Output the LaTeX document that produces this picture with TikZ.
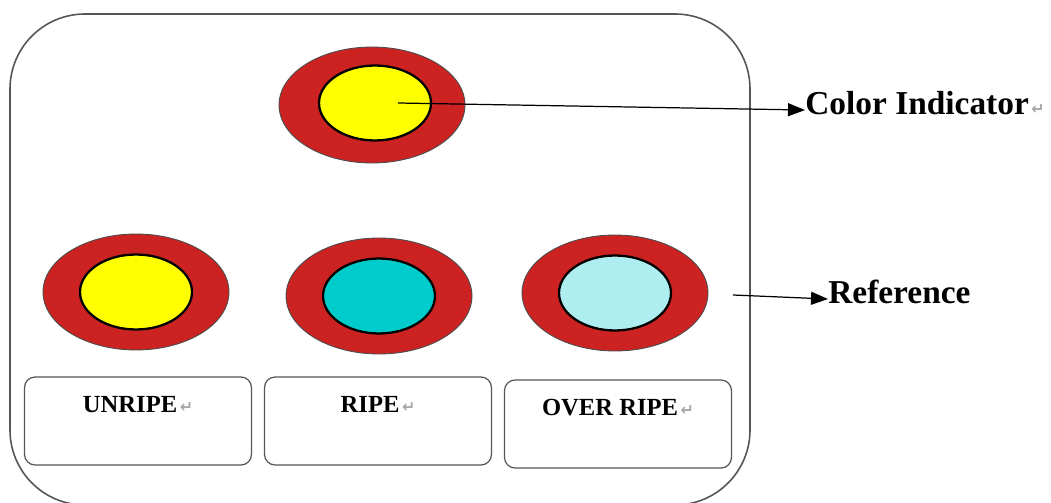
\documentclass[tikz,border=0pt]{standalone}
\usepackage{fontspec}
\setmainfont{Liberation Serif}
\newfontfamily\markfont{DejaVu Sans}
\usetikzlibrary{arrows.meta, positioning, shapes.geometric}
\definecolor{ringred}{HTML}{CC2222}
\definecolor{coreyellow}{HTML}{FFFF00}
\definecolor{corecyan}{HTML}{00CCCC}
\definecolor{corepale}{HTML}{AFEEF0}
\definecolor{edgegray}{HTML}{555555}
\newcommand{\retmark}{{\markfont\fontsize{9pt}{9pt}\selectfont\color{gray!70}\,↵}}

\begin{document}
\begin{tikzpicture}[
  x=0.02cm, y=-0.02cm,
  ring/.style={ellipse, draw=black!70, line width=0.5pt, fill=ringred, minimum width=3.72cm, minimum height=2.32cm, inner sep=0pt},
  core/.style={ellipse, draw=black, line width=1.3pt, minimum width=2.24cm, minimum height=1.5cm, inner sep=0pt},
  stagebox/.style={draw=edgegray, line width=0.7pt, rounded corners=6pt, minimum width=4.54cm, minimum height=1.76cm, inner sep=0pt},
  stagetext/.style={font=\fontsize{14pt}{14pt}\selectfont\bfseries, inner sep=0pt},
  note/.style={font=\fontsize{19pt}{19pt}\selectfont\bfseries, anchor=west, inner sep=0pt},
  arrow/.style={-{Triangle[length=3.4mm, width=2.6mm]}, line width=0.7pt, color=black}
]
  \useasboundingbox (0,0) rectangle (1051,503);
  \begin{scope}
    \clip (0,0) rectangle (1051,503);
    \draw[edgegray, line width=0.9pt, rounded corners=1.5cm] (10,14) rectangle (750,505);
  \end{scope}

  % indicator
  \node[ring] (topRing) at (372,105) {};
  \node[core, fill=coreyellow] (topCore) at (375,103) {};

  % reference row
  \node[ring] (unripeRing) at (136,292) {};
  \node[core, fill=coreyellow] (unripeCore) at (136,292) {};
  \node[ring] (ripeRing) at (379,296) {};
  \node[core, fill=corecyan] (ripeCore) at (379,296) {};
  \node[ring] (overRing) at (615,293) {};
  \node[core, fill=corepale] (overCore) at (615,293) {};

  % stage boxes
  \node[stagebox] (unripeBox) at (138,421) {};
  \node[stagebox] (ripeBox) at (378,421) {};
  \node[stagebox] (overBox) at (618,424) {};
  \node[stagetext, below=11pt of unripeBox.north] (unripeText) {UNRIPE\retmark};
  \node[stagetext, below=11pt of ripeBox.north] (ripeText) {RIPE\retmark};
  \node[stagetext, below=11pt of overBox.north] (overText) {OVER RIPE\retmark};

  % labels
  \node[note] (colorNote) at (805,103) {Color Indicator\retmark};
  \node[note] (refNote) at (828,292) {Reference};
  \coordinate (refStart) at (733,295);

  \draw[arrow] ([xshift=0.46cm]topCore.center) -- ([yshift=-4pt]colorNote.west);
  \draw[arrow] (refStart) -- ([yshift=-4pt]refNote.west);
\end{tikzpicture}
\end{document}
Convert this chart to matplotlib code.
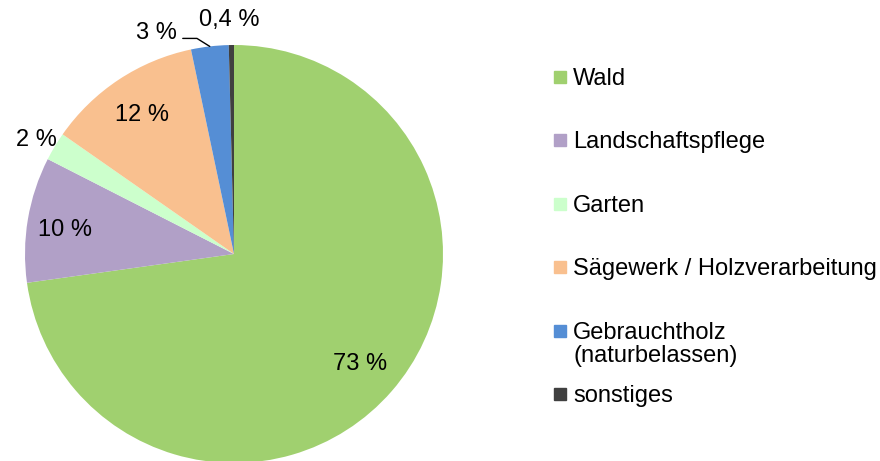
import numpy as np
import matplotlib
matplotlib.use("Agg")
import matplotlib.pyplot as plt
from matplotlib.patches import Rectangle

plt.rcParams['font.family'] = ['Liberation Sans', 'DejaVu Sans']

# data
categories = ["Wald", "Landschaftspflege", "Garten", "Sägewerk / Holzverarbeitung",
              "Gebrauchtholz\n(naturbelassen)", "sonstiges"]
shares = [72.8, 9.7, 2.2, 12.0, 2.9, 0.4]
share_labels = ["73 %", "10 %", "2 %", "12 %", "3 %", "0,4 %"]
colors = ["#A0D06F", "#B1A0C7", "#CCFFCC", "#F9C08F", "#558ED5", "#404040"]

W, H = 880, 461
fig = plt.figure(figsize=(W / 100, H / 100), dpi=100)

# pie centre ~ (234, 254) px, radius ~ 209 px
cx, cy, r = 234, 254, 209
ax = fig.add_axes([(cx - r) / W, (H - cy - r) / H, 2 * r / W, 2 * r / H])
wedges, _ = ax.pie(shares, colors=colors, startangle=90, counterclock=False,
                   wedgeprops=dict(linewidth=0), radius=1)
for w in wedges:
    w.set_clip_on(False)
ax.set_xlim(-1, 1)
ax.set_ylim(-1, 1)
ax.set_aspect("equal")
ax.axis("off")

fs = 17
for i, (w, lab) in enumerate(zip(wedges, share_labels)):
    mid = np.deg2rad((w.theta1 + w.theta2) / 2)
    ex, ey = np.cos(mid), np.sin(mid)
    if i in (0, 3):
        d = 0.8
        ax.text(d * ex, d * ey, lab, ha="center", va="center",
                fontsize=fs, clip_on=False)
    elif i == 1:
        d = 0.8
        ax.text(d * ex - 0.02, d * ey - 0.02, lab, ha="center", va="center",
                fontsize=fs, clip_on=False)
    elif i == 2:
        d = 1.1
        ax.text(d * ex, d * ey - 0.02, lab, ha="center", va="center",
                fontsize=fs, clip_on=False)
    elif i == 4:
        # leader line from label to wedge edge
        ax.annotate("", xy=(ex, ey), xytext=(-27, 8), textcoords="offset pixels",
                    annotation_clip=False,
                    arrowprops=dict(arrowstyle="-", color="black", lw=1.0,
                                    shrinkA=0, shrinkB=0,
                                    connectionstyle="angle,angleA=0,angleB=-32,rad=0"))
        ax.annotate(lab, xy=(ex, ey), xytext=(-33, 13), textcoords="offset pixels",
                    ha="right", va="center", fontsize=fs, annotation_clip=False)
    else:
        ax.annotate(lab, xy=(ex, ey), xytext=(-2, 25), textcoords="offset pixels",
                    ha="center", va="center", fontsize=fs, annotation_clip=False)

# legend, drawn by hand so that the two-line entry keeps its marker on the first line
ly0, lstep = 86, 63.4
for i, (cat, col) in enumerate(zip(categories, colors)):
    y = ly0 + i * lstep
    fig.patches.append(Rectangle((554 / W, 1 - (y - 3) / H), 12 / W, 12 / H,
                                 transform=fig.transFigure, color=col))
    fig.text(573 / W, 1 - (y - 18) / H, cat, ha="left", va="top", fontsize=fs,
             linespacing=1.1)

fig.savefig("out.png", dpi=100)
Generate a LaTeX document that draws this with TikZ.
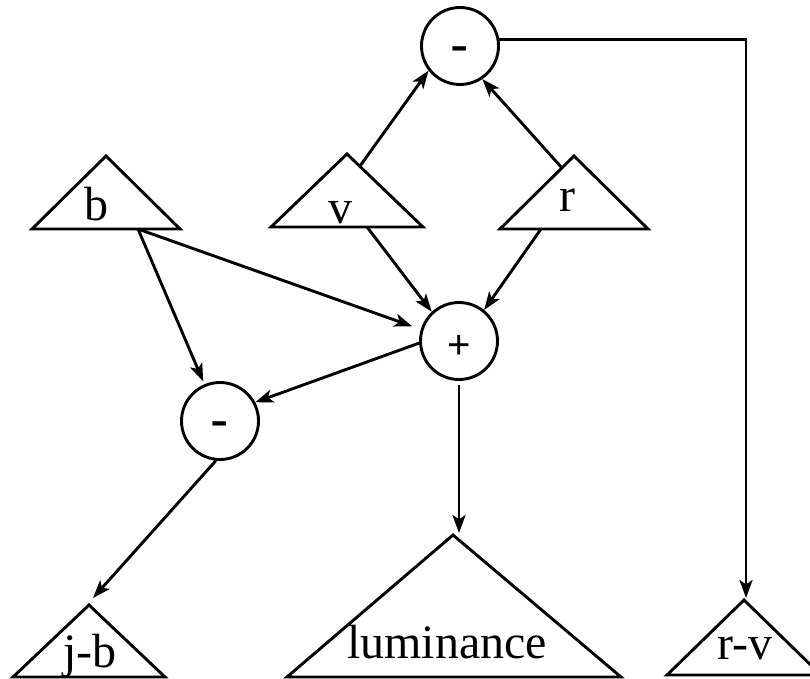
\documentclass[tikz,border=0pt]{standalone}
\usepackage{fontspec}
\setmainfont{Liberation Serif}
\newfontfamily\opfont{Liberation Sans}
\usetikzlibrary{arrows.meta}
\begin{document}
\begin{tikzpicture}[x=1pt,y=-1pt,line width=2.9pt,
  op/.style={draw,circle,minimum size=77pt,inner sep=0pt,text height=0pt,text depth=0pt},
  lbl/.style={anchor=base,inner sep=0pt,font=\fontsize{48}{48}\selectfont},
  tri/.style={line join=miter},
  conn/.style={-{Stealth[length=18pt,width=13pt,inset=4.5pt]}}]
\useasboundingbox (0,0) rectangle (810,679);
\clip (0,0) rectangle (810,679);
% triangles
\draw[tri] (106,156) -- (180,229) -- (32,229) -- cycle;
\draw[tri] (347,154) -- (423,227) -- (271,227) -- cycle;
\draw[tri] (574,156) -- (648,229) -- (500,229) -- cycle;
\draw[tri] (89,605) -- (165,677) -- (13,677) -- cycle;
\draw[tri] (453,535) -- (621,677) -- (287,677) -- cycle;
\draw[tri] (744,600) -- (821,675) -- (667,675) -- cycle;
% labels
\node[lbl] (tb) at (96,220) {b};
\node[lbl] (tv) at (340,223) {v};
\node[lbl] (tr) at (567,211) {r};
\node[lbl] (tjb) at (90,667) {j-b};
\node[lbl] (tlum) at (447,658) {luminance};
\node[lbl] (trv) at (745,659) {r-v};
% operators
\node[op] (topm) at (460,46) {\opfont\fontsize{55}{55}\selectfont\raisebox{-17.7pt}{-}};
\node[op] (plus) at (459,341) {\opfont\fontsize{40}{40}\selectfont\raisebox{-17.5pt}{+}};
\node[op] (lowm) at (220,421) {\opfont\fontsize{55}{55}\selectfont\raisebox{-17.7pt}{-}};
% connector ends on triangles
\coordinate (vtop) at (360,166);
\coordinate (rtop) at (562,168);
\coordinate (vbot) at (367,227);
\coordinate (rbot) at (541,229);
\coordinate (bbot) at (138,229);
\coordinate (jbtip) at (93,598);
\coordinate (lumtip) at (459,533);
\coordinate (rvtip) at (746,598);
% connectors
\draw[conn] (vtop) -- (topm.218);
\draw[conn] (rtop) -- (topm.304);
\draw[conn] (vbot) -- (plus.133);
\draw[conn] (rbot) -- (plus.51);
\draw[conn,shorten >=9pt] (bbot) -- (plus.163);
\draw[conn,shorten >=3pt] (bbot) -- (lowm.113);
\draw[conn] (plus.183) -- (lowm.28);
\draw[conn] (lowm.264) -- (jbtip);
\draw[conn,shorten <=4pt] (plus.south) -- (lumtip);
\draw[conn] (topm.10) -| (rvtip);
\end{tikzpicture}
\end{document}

○ ○ ○ ○ ○ ○ ○

### Request
Leaving out every picture, copy exactly the lines from the one that contains "Generate a LaTeX" through the end of the entries above.

### Response below
Generate a LaTeX document that draws this with TikZ.
\documentclass[tikz,border=0pt]{standalone}
\usepackage{fontspec}
\setmainfont{Liberation Serif}
\newfontfamily\opfont{Liberation Sans}
\usetikzlibrary{arrows.meta}
\begin{document}
\begin{tikzpicture}[x=1pt,y=-1pt,line width=2.9pt,
  op/.style={draw,circle,minimum size=77pt,inner sep=0pt,text height=0pt,text depth=0pt},
  lbl/.style={anchor=base,inner sep=0pt,font=\fontsize{48}{48}\selectfont},
  tri/.style={line join=miter},
  conn/.style={-{Stealth[length=18pt,width=13pt,inset=4.5pt]}}]
\useasboundingbox (0,0) rectangle (810,679);
\clip (0,0) rectangle (810,679);
% triangles
\draw[tri] (106,156) -- (180,229) -- (32,229) -- cycle;
\draw[tri] (347,154) -- (423,227) -- (271,227) -- cycle;
\draw[tri] (574,156) -- (648,229) -- (500,229) -- cycle;
\draw[tri] (89,605) -- (165,677) -- (13,677) -- cycle;
\draw[tri] (453,535) -- (621,677) -- (287,677) -- cycle;
\draw[tri] (744,600) -- (821,675) -- (667,675) -- cycle;
% labels
\node[lbl] (tb) at (96,220) {b};
\node[lbl] (tv) at (340,223) {v};
\node[lbl] (tr) at (567,211) {r};
\node[lbl] (tjb) at (90,667) {j-b};
\node[lbl] (tlum) at (447,658) {luminance};
\node[lbl] (trv) at (745,659) {r-v};
% operators
\node[op] (topm) at (460,46) {\opfont\fontsize{55}{55}\selectfont\raisebox{-17.7pt}{-}};
\node[op] (plus) at (459,341) {\opfont\fontsize{40}{40}\selectfont\raisebox{-17.5pt}{+}};
\node[op] (lowm) at (220,421) {\opfont\fontsize{55}{55}\selectfont\raisebox{-17.7pt}{-}};
% connector ends on triangles
\coordinate (vtop) at (360,166);
\coordinate (rtop) at (562,168);
\coordinate (vbot) at (367,227);
\coordinate (rbot) at (541,229);
\coordinate (bbot) at (138,229);
\coordinate (jbtip) at (93,598);
\coordinate (lumtip) at (459,533);
\coordinate (rvtip) at (746,598);
% connectors
\draw[conn] (vtop) -- (topm.218);
\draw[conn] (rtop) -- (topm.304);
\draw[conn] (vbot) -- (plus.133);
\draw[conn] (rbot) -- (plus.51);
\draw[conn,shorten >=9pt] (bbot) -- (plus.163);
\draw[conn,shorten >=3pt] (bbot) -- (lowm.113);
\draw[conn] (plus.183) -- (lowm.28);
\draw[conn] (lowm.264) -- (jbtip);
\draw[conn,shorten <=4pt] (plus.south) -- (lumtip);
\draw[conn] (topm.10) -| (rvtip);
\end{tikzpicture}
\end{document}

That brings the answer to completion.